In March 2011, the TIEDI project received additional funding from the SSHRC Public Outreach program. The purpose of the Public Outreach Grant (POG) is to complete the research and dissemination cycle initiated of TIEDI by identifying the policy and practical implications of TIEDI. Through this project, partners and stakeholders will be engaged to identify policy questions and develop recommendations that emerge from the research. The public outreach project will develop and disseminate these recommendations through three different mechanisms: a) innovation fora to frame policy questions arising from initial research findings; b) a series of community consultation workshops to engage target audiences who will discuss policy questions arising from specific findings and their implications for practice and policy-making; c) the development and publication of refined and synthesized policy recommendations.
Furthermore, this project will disseminate the TIEDI model of community-driven, data-based and policy-relevant research to other significant immigrant communities across Canada. More specifically, the TIEDI model will be introduced to community groups, academics and policy-makers working with immigrant organizations in Montreal, Halifax, Edmonton, Vancouver, Calgary and Ottawa in conference presentations (e.g. Metropolis 2012) and social media. The research team will also work closely with Metropolis centres across the country to advise them on best practices and innovations developed during the TIEDI project and public outreach activities.

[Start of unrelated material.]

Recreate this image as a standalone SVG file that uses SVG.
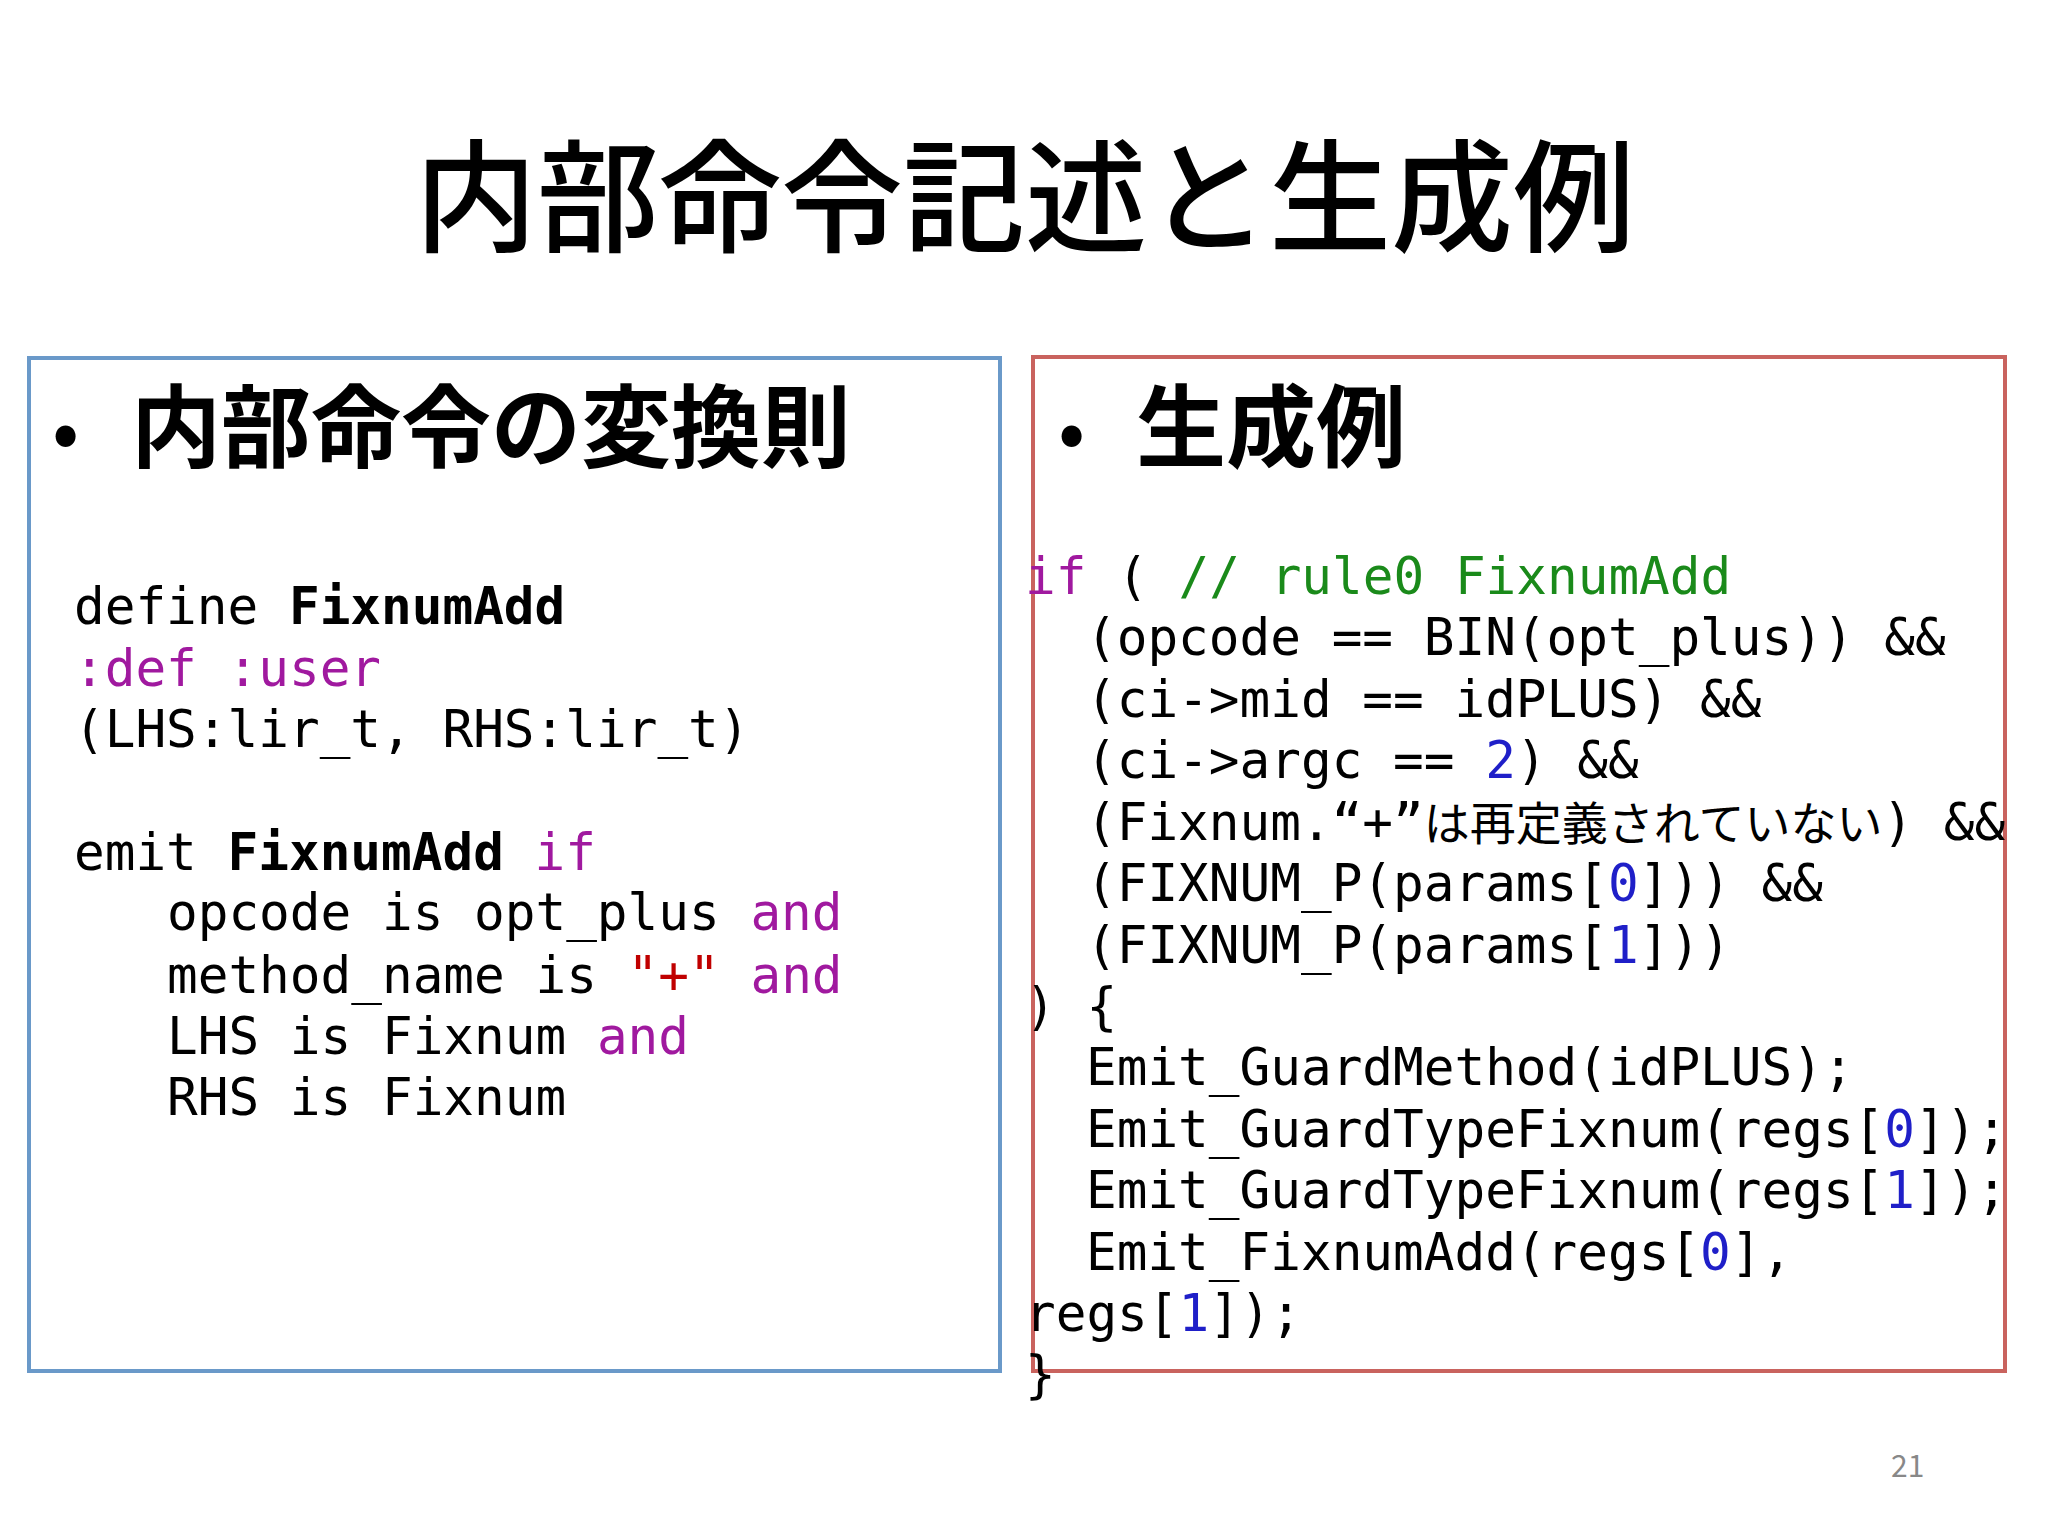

By mobilizing knowledge of what we have learned from TIEDI to other urban centres, this project will create opportunities for employers, immigrant service organizations, labour organizations, policy-makers and regulators to reflect on the implications of recent analyses about the labour market integration of immigrants and ultimately enhance their decision-making processes and further their goals of creating lasting change in programs and practices in relation to immigrant recruitment, retraining and retention in the labour market.